Chart by Mac McConnell

As this chart shows, in 1992 the USFS was creating nearly five thousand acres of wildlife habitat through forest management, primarily timber harvests. At that time the average grouse flush rate recorded by the WRC survey was about 1.5 birds per hour. Moving to 2016, the USFS was only creating about 500 acres of habitat and the flush rate dropped to under .5 per hour. Again, the trend is important here versus individual points. Tying these two separate data together shows a direct correlation between timber harvests on public land and grouse populations. There is no denying the science.

So why is the grouse important? As the data show, as an indicator species it points to an overall unhealthy forest; at least for most wildlife. Another non-game species in decline that needs young forest growth is the Golden-Winged Warbler. Young forest growth also provides low browse for other animal like deer.

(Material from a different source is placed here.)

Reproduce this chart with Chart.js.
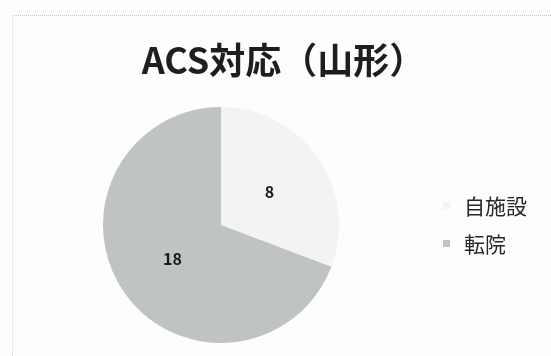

So OK, the forest is unhealthy for wildlife. Why is this important to hunting? Hunter numbers are declining. Two key factors in hunter recruitment and retention are access and opportunity. I’d say we’ve got the access part pretty well covered with over 1 million acres of public land in the mountains. But if game populations are low you don’t have opportunity. Imagine trying to introduce a new hunter to the sport of grouse hunting. They get all fired up, practice shooting, enjoy watching dogs work. But then they get to the field and every other trip to the woods there are no bird contacts. Just how long will they stick with the sport? Grouse hunting is tough and requires commitment. They won’t stay with it long.

So whether you are a hunter who wants to see more game on our National Forests or someone who enjoys nature and likes seeing a lot of wildlife when you visit public land, this science supports the need for more active management in the upcoming Pisgah/Nantahala long range plan. Let’s remember, we are visitors to our public lands; wildlife live there. And right now living there is tough.